Write out the data below in full, unchanged, minus the images.

━━━ GIVEN DATA

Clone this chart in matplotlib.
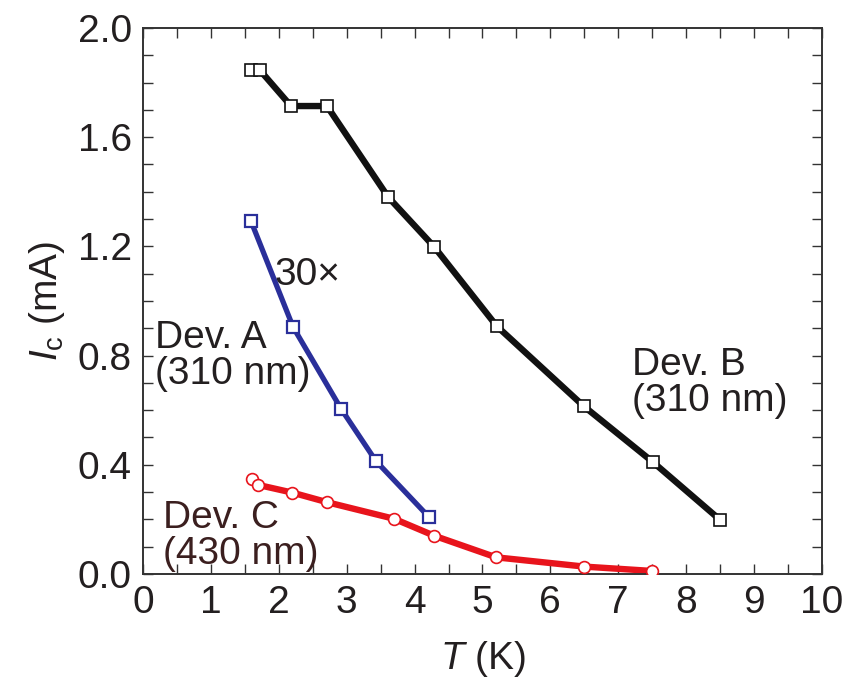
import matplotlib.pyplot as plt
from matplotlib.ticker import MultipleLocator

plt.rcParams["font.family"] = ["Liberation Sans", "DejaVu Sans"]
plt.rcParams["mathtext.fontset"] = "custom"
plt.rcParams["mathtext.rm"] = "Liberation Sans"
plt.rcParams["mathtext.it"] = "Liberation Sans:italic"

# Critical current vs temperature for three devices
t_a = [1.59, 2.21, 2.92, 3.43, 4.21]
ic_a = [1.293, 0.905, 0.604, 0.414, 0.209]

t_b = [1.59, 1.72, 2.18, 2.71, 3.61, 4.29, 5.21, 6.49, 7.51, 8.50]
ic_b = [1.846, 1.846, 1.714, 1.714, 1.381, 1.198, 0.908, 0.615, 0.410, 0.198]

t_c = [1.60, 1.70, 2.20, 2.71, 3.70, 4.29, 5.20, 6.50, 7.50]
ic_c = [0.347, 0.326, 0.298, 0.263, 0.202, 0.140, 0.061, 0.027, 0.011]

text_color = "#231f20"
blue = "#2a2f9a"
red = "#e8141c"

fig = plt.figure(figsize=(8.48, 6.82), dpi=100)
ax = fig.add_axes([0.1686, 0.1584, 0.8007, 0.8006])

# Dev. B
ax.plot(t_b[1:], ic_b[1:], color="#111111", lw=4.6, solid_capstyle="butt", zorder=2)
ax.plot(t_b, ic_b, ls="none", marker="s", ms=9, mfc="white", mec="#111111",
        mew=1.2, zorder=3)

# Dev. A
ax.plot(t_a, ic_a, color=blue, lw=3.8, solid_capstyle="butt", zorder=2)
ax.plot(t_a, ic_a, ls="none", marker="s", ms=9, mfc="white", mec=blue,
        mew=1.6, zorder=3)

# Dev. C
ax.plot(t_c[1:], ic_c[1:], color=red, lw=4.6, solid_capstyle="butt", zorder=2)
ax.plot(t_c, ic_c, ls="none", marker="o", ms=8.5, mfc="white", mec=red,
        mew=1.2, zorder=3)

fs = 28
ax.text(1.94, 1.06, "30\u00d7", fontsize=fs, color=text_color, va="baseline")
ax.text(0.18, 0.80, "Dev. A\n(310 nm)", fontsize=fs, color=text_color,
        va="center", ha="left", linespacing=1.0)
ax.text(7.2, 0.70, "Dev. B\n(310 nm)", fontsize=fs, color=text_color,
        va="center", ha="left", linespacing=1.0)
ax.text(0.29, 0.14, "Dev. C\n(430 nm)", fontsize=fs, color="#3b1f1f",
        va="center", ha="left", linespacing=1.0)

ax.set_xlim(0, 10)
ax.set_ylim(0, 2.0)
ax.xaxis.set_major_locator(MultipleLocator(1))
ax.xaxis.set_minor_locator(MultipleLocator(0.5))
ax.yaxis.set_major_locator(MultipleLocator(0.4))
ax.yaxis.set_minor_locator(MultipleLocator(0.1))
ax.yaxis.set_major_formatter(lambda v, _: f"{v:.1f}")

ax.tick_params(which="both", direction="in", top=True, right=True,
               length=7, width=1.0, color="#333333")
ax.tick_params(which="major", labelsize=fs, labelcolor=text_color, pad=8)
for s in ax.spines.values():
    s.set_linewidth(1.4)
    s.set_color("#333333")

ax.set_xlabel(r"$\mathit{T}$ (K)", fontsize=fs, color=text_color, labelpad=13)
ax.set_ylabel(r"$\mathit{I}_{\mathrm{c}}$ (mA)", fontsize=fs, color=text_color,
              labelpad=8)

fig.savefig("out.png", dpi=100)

━━━━━━

◆ **EXPECTED ANSWER**
Clone this chart in matplotlib.
import matplotlib.pyplot as plt
from matplotlib.ticker import MultipleLocator

plt.rcParams["font.family"] = ["Liberation Sans", "DejaVu Sans"]
plt.rcParams["mathtext.fontset"] = "custom"
plt.rcParams["mathtext.rm"] = "Liberation Sans"
plt.rcParams["mathtext.it"] = "Liberation Sans:italic"

# Critical current vs temperature for three devices
t_a = [1.59, 2.21, 2.92, 3.43, 4.21]
ic_a = [1.293, 0.905, 0.604, 0.414, 0.209]

t_b = [1.59, 1.72, 2.18, 2.71, 3.61, 4.29, 5.21, 6.49, 7.51, 8.50]
ic_b = [1.846, 1.846, 1.714, 1.714, 1.381, 1.198, 0.908, 0.615, 0.410, 0.198]

t_c = [1.60, 1.70, 2.20, 2.71, 3.70, 4.29, 5.20, 6.50, 7.50]
ic_c = [0.347, 0.326, 0.298, 0.263, 0.202, 0.140, 0.061, 0.027, 0.011]

text_color = "#231f20"
blue = "#2a2f9a"
red = "#e8141c"

fig = plt.figure(figsize=(8.48, 6.82), dpi=100)
ax = fig.add_axes([0.1686, 0.1584, 0.8007, 0.8006])

# Dev. B
ax.plot(t_b[1:], ic_b[1:], color="#111111", lw=4.6, solid_capstyle="butt", zorder=2)
ax.plot(t_b, ic_b, ls="none", marker="s", ms=9, mfc="white", mec="#111111",
        mew=1.2, zorder=3)

# Dev. A
ax.plot(t_a, ic_a, color=blue, lw=3.8, solid_capstyle="butt", zorder=2)
ax.plot(t_a, ic_a, ls="none", marker="s", ms=9, mfc="white", mec=blue,
        mew=1.6, zorder=3)

# Dev. C
ax.plot(t_c[1:], ic_c[1:], color=red, lw=4.6, solid_capstyle="butt", zorder=2)
ax.plot(t_c, ic_c, ls="none", marker="o", ms=8.5, mfc="white", mec=red,
        mew=1.2, zorder=3)

fs = 28
ax.text(1.94, 1.06, "30\u00d7", fontsize=fs, color=text_color, va="baseline")
ax.text(0.18, 0.80, "Dev. A\n(310 nm)", fontsize=fs, color=text_color,
        va="center", ha="left", linespacing=1.0)
ax.text(7.2, 0.70, "Dev. B\n(310 nm)", fontsize=fs, color=text_color,
        va="center", ha="left", linespacing=1.0)
ax.text(0.29, 0.14, "Dev. C\n(430 nm)", fontsize=fs, color="#3b1f1f",
        va="center", ha="left", linespacing=1.0)

ax.set_xlim(0, 10)
ax.set_ylim(0, 2.0)
ax.xaxis.set_major_locator(MultipleLocator(1))
ax.xaxis.set_minor_locator(MultipleLocator(0.5))
ax.yaxis.set_major_locator(MultipleLocator(0.4))
ax.yaxis.set_minor_locator(MultipleLocator(0.1))
ax.yaxis.set_major_formatter(lambda v, _: f"{v:.1f}")

ax.tick_params(which="both", direction="in", top=True, right=True,
               length=7, width=1.0, color="#333333")
ax.tick_params(which="major", labelsize=fs, labelcolor=text_color, pad=8)
for s in ax.spines.values():
    s.set_linewidth(1.4)
    s.set_color("#333333")

ax.set_xlabel(r"$\mathit{T}$ (K)", fontsize=fs, color=text_color, labelpad=13)
ax.set_ylabel(r"$\mathit{I}_{\mathrm{c}}$ (mA)", fontsize=fs, color=text_color,
              labelpad=8)

fig.savefig("out.png", dpi=100)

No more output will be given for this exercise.